L’eau est un double enjeu environnemental sur une île, la montée des eaux, sa raréfaction sont-ils des questionnements ?
L’art peut poser une interrogation, des propositions, des pistes sur notre mode de vie, à travers nos expos et nos pratiques d’institution. Nous proposons à nos visiteurs de boire une eau de rosée, l’air du lieu collecté le matin, un symbole de seulement 20 à 30 litres par jour qui ne nourrit pas un village. Nous avons aussi installé notre propre station d’épuration et allons vers une approche de plus en plus circulaire de l’eau pour ne pas peser sur les ressources de l’île.
Vous avez eu plusieurs vies, plusieurs carrières, auteur, journaliste, guitariste, d’autres vies vous attirent-elles ?
Je joue de la musique toutes les nuits dès que je ferme les yeux, si je n’en fais pas un peu plus, je cours un risque d’implosion ! La musique fait partie de ma vie.

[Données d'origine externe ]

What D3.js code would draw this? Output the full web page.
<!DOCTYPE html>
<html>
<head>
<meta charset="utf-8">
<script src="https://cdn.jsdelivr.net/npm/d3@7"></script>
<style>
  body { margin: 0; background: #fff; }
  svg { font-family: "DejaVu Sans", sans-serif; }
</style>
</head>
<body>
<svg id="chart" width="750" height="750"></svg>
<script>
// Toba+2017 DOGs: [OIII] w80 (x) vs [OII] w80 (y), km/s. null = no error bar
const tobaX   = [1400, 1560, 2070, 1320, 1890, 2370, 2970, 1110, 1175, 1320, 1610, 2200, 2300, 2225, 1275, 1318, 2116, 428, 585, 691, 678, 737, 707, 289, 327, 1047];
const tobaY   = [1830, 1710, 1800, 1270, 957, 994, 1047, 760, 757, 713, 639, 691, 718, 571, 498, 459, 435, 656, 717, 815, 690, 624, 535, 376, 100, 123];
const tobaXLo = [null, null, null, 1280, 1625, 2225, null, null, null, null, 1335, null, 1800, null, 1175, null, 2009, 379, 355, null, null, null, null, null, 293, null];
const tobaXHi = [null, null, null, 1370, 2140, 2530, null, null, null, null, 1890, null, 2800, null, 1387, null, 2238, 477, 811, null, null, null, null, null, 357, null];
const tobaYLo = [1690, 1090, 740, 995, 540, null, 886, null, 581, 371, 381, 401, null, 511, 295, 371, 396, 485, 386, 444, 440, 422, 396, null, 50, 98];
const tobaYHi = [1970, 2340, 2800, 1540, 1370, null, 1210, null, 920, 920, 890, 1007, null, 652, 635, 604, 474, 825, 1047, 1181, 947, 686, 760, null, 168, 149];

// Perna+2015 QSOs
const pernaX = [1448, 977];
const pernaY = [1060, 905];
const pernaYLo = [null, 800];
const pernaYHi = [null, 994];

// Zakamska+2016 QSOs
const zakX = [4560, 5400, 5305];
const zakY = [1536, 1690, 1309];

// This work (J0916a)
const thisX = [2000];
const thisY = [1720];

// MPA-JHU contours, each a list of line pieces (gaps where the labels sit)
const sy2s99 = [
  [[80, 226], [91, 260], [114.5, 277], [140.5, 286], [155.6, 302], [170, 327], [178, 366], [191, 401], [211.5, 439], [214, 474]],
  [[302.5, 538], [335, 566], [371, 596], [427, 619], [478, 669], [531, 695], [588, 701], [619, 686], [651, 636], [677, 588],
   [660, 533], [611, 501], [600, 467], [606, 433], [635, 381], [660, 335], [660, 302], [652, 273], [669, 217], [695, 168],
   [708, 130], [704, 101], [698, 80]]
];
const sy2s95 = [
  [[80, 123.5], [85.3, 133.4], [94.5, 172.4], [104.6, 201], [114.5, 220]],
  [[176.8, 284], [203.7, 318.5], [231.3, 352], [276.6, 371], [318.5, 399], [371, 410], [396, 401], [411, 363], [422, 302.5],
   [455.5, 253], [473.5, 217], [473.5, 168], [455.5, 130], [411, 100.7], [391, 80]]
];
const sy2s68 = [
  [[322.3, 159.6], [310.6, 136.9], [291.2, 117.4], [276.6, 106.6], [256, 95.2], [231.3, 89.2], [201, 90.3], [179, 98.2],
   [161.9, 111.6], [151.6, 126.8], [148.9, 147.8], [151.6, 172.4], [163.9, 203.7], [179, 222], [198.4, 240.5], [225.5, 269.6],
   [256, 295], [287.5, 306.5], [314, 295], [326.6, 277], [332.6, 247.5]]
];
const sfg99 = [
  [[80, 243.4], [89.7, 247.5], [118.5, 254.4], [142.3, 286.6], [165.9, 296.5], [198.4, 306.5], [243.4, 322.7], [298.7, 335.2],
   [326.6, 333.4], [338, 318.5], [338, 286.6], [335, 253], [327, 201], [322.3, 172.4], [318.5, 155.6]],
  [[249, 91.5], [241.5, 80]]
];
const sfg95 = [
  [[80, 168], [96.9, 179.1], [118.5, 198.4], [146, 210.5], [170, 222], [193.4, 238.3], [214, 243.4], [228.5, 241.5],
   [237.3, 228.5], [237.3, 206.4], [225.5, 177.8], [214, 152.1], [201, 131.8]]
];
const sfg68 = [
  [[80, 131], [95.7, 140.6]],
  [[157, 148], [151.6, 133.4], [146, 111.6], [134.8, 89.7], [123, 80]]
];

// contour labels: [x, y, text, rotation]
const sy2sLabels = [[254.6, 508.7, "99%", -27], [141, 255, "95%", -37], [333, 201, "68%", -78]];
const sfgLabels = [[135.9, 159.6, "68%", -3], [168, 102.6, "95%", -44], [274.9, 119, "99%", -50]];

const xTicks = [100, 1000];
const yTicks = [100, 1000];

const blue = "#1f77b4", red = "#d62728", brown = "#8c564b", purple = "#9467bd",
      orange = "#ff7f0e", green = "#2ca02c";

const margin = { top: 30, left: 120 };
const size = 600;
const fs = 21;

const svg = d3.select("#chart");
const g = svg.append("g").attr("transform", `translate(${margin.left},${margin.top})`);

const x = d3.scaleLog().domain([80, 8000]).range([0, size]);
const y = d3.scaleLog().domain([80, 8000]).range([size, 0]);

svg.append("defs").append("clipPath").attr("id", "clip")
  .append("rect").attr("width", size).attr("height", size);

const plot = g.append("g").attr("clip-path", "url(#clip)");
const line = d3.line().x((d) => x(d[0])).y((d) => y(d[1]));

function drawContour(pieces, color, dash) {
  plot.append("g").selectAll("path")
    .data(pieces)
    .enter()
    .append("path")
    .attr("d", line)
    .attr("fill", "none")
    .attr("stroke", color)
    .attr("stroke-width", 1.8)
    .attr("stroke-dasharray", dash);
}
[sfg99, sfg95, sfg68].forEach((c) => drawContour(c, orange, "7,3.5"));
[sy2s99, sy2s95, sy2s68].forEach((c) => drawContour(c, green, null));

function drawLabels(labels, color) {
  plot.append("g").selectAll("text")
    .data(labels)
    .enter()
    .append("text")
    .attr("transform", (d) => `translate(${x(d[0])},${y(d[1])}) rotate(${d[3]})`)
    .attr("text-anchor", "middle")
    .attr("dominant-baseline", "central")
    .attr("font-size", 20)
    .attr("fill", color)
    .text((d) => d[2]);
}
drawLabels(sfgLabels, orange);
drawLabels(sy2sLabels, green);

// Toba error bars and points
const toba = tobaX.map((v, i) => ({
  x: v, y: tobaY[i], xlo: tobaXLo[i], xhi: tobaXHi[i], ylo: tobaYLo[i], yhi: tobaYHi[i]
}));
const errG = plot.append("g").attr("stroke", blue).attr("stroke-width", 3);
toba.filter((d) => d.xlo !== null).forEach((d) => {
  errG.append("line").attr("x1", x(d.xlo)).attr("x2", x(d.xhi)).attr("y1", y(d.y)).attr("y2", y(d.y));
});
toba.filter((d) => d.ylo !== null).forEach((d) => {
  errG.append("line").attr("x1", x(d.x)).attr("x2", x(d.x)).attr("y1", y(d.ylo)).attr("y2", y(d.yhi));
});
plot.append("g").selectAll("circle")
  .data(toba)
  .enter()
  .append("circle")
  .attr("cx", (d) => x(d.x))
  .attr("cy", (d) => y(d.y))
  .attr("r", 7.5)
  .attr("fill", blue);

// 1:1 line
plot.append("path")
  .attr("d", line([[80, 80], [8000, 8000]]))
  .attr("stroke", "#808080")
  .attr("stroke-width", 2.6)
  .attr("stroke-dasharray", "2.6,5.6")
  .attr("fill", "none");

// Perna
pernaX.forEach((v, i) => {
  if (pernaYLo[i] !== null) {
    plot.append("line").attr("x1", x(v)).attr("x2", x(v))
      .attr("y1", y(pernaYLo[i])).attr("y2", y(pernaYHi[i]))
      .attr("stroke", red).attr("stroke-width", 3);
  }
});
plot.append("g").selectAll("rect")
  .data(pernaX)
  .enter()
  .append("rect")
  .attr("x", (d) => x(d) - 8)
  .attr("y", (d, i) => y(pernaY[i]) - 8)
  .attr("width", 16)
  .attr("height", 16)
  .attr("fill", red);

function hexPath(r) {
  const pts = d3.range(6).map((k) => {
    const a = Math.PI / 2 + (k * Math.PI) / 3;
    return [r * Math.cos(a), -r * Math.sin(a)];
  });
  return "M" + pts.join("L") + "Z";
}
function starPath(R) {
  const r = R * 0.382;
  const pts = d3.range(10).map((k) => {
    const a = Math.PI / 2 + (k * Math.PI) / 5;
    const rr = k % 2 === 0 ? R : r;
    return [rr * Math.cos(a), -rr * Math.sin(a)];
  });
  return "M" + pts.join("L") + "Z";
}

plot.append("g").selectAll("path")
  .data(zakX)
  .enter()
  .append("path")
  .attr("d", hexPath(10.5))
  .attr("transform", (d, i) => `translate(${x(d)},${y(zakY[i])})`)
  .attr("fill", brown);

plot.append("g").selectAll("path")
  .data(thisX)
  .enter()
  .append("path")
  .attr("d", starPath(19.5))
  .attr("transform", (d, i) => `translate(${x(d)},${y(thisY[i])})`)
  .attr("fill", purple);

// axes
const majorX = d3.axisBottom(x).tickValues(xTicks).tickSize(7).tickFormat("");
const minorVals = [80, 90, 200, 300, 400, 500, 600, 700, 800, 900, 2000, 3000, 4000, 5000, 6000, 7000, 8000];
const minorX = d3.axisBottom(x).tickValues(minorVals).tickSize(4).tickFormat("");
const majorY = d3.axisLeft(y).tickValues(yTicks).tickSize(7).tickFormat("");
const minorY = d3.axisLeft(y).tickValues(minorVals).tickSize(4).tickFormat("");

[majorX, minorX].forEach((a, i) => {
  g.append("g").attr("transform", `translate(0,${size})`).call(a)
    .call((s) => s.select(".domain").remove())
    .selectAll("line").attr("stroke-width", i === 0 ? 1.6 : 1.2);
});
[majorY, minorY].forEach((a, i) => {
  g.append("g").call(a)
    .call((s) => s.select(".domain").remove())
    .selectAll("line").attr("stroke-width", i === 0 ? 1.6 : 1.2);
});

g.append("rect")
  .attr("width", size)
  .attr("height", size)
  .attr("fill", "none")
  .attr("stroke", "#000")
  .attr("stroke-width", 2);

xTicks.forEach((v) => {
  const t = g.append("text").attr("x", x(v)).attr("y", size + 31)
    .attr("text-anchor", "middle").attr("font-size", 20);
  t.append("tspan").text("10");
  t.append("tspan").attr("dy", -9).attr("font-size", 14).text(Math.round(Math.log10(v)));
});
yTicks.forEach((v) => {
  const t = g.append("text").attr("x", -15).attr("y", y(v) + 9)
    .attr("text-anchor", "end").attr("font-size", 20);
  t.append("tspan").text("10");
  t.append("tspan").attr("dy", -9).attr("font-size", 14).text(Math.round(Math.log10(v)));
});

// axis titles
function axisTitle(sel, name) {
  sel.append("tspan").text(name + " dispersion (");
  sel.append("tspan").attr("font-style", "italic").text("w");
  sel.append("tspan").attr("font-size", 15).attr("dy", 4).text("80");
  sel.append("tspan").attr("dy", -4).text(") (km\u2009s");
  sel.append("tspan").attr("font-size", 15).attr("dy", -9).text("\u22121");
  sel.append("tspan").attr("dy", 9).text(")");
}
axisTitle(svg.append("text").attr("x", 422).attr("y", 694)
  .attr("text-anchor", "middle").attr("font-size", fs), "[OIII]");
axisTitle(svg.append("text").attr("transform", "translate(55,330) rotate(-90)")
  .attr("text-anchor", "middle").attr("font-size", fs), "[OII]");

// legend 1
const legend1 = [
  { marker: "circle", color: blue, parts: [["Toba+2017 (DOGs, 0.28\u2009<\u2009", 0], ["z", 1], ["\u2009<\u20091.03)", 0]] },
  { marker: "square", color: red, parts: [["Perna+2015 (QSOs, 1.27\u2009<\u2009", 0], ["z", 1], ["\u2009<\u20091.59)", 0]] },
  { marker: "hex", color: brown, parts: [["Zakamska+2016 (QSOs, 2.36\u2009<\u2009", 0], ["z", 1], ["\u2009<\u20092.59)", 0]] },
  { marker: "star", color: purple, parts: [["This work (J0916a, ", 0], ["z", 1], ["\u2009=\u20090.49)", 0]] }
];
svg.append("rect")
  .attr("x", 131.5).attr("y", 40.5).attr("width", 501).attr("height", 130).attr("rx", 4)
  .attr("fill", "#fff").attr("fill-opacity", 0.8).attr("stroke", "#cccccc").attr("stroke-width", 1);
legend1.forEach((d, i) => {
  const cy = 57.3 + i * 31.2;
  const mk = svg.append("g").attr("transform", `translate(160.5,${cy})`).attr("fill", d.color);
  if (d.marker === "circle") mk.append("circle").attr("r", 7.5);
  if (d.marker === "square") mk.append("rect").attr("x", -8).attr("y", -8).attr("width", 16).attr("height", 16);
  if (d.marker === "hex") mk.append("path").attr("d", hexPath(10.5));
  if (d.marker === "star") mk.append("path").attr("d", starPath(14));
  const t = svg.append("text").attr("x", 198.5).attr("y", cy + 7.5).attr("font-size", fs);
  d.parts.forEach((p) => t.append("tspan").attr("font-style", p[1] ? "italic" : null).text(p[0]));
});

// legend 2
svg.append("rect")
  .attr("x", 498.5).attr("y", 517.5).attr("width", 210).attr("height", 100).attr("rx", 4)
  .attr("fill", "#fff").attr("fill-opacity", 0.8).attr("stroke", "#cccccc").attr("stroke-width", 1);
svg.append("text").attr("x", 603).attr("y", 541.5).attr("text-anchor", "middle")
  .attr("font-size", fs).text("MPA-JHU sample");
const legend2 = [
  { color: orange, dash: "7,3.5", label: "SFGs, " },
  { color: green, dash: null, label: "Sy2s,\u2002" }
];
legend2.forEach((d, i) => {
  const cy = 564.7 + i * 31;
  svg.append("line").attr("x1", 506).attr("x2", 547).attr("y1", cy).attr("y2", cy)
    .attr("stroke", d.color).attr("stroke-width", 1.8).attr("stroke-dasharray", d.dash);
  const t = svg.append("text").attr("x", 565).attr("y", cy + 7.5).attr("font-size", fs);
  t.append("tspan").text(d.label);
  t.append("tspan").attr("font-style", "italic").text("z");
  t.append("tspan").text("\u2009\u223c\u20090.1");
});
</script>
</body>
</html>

J’aimerais aussi sortir des limites de la Villa en 2025, jouer avec la mer, sur et sous l’eau, avec des nouveaux lieux, le village, les forts, le Parc national de Port- Cros. Jouer aussi avec d’autres formats, jours et nuits lors de soirées de pleine lune. Il reste beaucoup de choses à imaginer, pour stimuler la transformation intérieure de ceux qui y sont réceptifs et demandeurs. On ne fait pas les mêmes rêves sur cette île que quand on n’y est pas.